• [Problem]
Please write out the lines of the data exactly, beginning with the first and ending with the line containing "y_ticks = [0, 2, 4, 6, 8, 10, 12, 14]"; leave the pictures behind.

• [Source excerpt]
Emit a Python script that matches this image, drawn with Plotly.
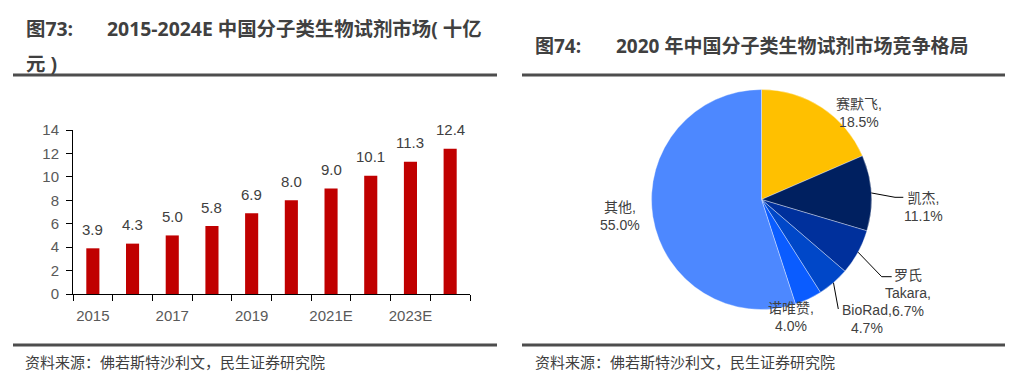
import math
import plotly.graph_objects as go

# ---------------- data ----------------
years = ["2015", "2016", "2017", "2018", "2019", "2020", "2021E", "2022E", "2023E", "2024E"]
market = [3.9, 4.3, 5.0, 5.8, 6.9, 8.0, 9.0, 10.1, 11.3, 12.4]
year_ticktext = [y if i % 2 == 0 else "" for i, y in enumerate(years)]
y_ticks = [0, 2, 4, 6, 8, 10, 12, 14]

companies = ["赛默飞", "凯杰", "罗氏Takara", "BioRad", "诺唯赞", "其他"]
company_label = ["赛默飞,", "凯杰,", "罗氏<br>Takara,", "BioRad,", "诺唯赞,", "其他,"]
shares = [18.5, 11.1, 6.7, 4.7, 4.0, 55.0]
pie_colors = ["#FFC000", "#002060", "#00309C", "#0047C8", "#0A5CFF", "#4D88FF"]

title_left_1a = "图73:"
title_left_1b = "2015-2024E 中国分子类生物试剂市场( 十亿"
title_left_2 = "元 )"
title_right_a = "图74:"
title_right_b = "2020 年中国分子类生物试剂市场竞争格局"
source_text = "资料来源：佛若斯特沙利文，民生证券研究院"

W, H = 1024, 376
OFF = 8  # page body margin offset compensation


def px(x):
    return (x - OFF) / W


def py(y):
    return 1 - (y - OFF) / H


CJK = "Liberation Sans, Noto Sans CJK SC"
TXT = "#404040"

fig = go.Figure()

# ---------------- bar chart ----------------
fig.add_trace(go.Bar(
    x=years, y=market, marker=dict(color="#C00000", line=dict(width=0)),
    width=0.33, xaxis="x", yaxis="y", hoverinfo="x+y",
))

# ---------------- pie ----------------
cx, cy, r = 761.5, 199.5, 110
fig.add_trace(go.Pie(
    labels=companies, values=shares, sort=False, direction="clockwise", rotation=0,
    marker=dict(colors=pie_colors, line=dict(color="rgba(255,255,255,0.6)", width=0.6)),
    textinfo="none", showlegend=False, hole=0, automargin=False,
    domain=dict(x=[px(cx - r), px(cx + r)], y=[py(cy + r), py(cy - r)]),
))

annotations = []
# bar value labels (x given as category index)
for i, v in enumerate(market):
    annotations.append(dict(
        x=i, y=v, xref="x", yref="y", text=f"{v:.1f}", showarrow=False,
        yshift=19, font=dict(family="Liberation Sans", size=15, color=TXT),
    ))

# pie labels (positions of text blocks)
label_pos = [(859, 113), (923, 207), (908, 293), (867, 319), (791, 317), (620, 216)]
for name, v, (lx, ly) in zip(company_label, shares, label_pos):
    annotations.append(dict(
        x=px(lx), y=py(ly), xref="paper", yref="paper", text=f"{name}<br>{v:.1f}%",
        showarrow=False, xanchor="center", yanchor="middle", align="center",
        font=dict(family=CJK, size=14, color=TXT),
    ))

# titles
titles = [
    (24, 28, title_left_1a, 19.4), (105, 28, title_left_1b, 19.4), (24, 63, title_left_2, 19.4),
    (533, 46, title_right_a, 19), (614, 46, title_right_b, 19),
]
for tx, ty, t, fs in titles:
    annotations.append(dict(
        x=px(tx), y=py(ty), xref="paper", yref="paper", showarrow=False,
        xanchor="left", yanchor="middle",
        font=dict(family="Open Sans, Noto Sans CJK SC", size=fs, color="#404040"),
        text="<b>" + t + "</b>",
    ))

# sources
for sx in (23, 533):
    annotations.append(dict(
        x=px(sx), y=py(361), xref="paper", yref="paper", text=source_text, showarrow=False,
        xanchor="left", yanchor="middle", font=dict(family="Noto Sans CJK SC", size=15, color=TXT),
    ))

shapes = []
for x0, x1 in ((13, 497), (522, 1005)):
    for yy in (75, 345):
        shapes.append(dict(type="line", xref="paper", yref="paper",
                           x0=px(x0), x1=px(x1), y0=py(yy), y1=py(yy),
                           line=dict(color="#4D4D4D", width=3)))


# leader lines derived from slice mid-angles
def edge_point(idx):
    start = sum(shares[:idx])
    mid = (start + shares[idx] / 2) / sum(shares) * 2 * math.pi
    return cx + r * math.sin(mid), cy - r * math.cos(mid)


leaders = {1: [(895, 197.3), (903.3, 197.3)], 2: [(881.7, 276.7), (891.7, 276.7)], 3: [(838.3, 309)]}
for idx, pts in leaders.items():
    path_pts = [edge_point(idx)] + pts
    for (x0, y0), (x1, y1) in zip(path_pts[:-1], path_pts[1:]):
        shapes.append(dict(type="line", xref="paper", yref="paper",
                           x0=px(x0), x1=px(x1), y0=py(y0), y1=py(y1),
                           line=dict(color="#000000", width=1)))

fig.update_layout(
    width=W, height=H, margin=dict(l=0, r=0, t=0, b=0, autoexpand=False),
    paper_bgcolor="white", plot_bgcolor="white", showlegend=False,
    annotations=annotations, shapes=shapes,
    xaxis=dict(
        domain=[px(73), px(470)], type="category", range=[-0.5, len(years) - 0.5],
        tickvals=years, ticktext=year_ticktext, automargin=False,
        tickson="boundaries", ticks="outside", ticklen=6, tickcolor="#000000",
        showline=True, linecolor="#000000", linewidth=1, showgrid=False,
        tickfont=dict(family="Liberation Sans", size=15, color="#595959"),
        ticklabelstandoff=8, fixedrange=True, tickangle=0,
    ),
    yaxis=dict(
        domain=[py(294), py(130)], range=[0, 14], tickvals=y_ticks, automargin=False,
        ticks="outside", ticklen=6, tickcolor="#000000",
        showline=True, linecolor="#000000", linewidth=1, showgrid=False, zeroline=False,
        tickfont=dict(family="Liberation Sans", size=15, color="#595959"),
        ticklabelstandoff=4, fixedrange=True,
    ),
)

fig.write_html("out.html")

• [Answer to the task]
Emit a Python script that matches this image, drawn with Plotly.
import math
import plotly.graph_objects as go

# ---------------- data ----------------
years = ["2015", "2016", "2017", "2018", "2019", "2020", "2021E", "2022E", "2023E", "2024E"]
market = [3.9, 4.3, 5.0, 5.8, 6.9, 8.0, 9.0, 10.1, 11.3, 12.4]
year_ticktext = [y if i % 2 == 0 else "" for i, y in enumerate(years)]
y_ticks = [0, 2, 4, 6, 8, 10, 12, 14]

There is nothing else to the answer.